GIVEN PROBLEM:
Your task is to reproduce, verbatim and without pictures, the lines from the opening of the listing through the line containing "from bokeh.resources import INLINE".

=== DATA SEGMENT ===

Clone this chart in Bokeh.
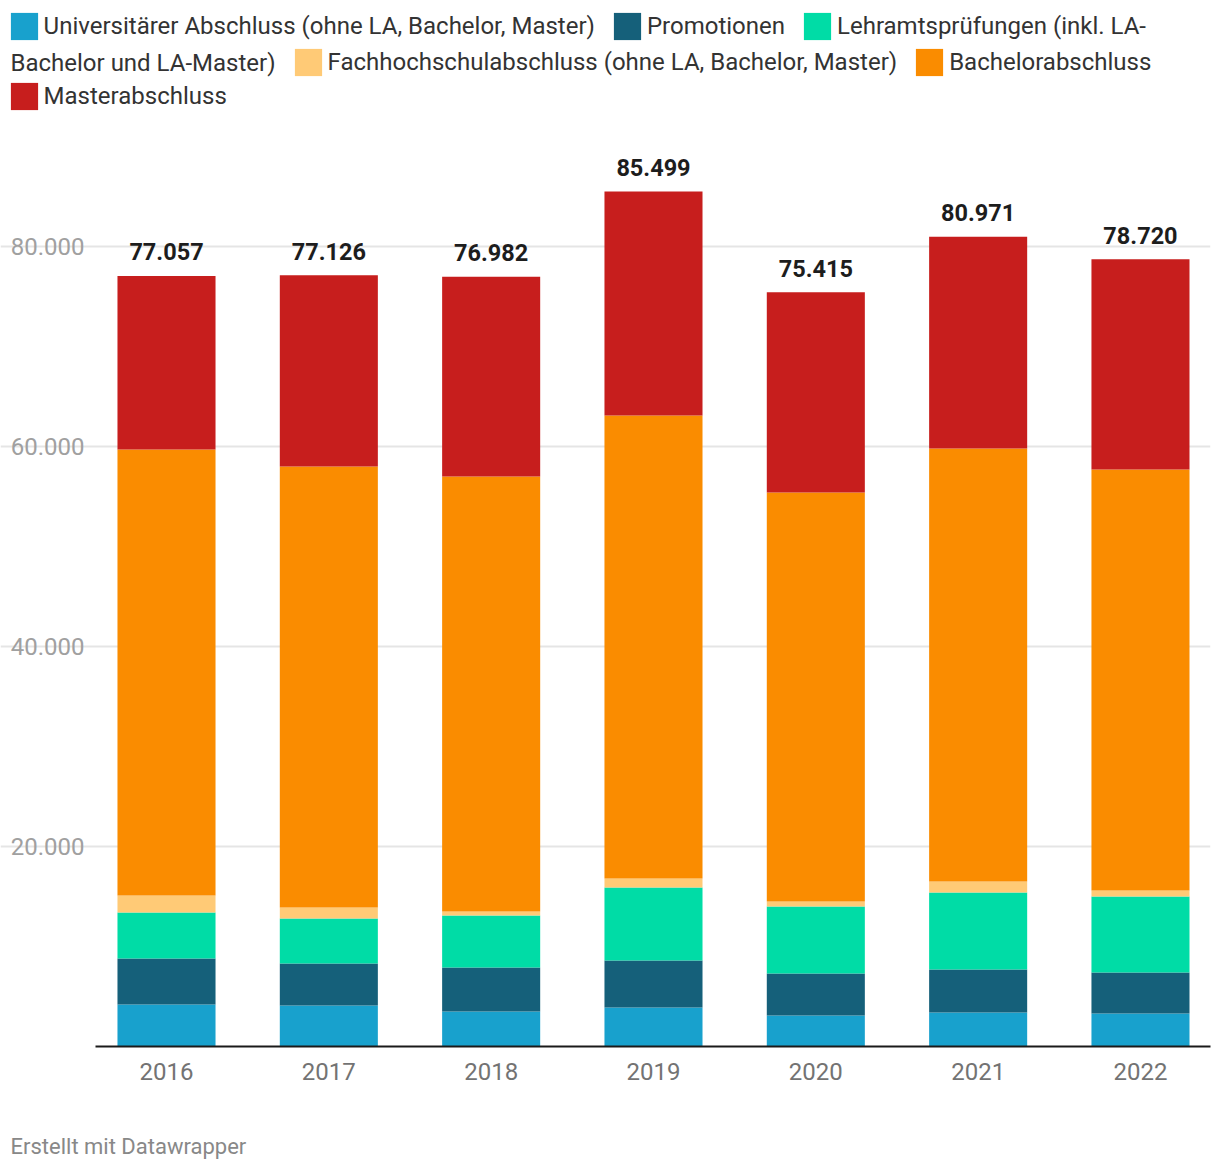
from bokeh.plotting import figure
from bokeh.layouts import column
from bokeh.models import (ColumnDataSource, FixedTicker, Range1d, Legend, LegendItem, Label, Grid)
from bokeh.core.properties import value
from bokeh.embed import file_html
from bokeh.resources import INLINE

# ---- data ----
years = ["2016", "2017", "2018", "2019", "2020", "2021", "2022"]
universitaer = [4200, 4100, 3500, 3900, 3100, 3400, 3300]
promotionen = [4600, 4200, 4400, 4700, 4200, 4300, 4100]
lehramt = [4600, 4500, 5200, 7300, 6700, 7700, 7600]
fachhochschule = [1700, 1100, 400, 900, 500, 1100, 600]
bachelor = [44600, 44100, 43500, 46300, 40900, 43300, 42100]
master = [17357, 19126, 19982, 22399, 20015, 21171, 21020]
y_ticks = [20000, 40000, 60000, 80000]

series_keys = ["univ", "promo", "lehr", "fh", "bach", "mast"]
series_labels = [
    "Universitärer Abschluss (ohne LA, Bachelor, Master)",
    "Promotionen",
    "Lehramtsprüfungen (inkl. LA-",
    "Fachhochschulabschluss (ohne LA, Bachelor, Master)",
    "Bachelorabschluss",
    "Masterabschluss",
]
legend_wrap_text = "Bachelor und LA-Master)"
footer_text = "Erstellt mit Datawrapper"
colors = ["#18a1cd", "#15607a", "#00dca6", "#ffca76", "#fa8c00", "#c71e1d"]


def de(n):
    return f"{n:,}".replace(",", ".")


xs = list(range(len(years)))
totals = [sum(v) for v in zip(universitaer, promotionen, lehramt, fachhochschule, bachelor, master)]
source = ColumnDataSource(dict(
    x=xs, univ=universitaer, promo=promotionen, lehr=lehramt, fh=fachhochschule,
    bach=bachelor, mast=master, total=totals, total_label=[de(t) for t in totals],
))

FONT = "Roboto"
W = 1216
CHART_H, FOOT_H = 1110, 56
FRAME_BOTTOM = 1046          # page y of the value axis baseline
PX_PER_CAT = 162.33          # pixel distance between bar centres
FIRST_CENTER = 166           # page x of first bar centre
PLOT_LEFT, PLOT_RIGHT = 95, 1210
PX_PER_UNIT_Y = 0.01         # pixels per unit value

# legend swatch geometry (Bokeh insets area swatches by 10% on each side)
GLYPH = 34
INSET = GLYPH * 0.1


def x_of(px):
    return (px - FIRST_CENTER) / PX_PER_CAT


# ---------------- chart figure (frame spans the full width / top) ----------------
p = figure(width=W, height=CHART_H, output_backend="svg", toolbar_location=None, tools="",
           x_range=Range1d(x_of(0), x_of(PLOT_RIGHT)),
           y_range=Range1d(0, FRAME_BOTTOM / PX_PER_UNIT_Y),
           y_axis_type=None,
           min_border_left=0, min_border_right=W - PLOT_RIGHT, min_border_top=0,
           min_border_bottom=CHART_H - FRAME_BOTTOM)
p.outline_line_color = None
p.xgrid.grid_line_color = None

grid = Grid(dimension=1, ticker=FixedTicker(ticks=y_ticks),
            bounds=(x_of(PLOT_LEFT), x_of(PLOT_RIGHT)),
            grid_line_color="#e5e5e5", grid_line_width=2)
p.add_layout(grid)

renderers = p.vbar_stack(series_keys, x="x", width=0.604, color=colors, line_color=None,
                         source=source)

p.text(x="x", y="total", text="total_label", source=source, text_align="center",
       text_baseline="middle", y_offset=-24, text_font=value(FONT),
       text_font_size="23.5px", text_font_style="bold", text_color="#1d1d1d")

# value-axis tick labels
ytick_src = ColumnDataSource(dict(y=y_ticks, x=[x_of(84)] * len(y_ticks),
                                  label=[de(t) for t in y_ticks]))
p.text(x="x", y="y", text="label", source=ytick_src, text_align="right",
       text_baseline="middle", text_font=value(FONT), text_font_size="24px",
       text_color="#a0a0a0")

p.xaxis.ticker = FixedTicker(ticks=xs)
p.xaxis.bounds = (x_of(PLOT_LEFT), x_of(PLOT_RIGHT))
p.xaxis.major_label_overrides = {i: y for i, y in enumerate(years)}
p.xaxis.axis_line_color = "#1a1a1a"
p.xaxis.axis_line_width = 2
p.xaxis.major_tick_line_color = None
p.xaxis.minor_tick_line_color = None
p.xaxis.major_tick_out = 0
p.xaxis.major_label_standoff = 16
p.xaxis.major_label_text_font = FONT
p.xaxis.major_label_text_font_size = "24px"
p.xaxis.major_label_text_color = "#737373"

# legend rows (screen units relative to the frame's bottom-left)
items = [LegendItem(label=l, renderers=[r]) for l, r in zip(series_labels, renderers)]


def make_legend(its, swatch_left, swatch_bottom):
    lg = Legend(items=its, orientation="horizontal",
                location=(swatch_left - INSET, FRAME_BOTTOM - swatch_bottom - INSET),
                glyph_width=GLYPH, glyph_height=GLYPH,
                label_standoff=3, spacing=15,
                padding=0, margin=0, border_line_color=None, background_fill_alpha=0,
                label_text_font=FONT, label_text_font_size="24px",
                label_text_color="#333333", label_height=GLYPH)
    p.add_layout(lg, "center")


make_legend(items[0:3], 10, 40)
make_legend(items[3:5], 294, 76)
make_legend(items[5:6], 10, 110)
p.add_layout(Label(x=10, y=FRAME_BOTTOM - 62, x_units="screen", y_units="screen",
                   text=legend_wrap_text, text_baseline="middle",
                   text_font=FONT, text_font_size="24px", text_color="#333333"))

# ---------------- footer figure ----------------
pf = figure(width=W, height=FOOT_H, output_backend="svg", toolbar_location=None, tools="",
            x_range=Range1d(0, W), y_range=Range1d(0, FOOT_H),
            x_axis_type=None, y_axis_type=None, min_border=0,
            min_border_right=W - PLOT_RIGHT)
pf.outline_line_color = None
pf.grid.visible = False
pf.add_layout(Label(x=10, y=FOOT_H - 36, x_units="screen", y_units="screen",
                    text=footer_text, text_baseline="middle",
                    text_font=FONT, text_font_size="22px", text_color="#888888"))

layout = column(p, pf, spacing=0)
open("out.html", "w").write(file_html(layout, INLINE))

===

OUTPUT BELOW:
Clone this chart in Bokeh.
from bokeh.plotting import figure
from bokeh.layouts import column
from bokeh.models import (ColumnDataSource, FixedTicker, Range1d, Legend, LegendItem, Label, Grid)
from bokeh.core.properties import value
from bokeh.embed import file_html
from bokeh.resources import INLINE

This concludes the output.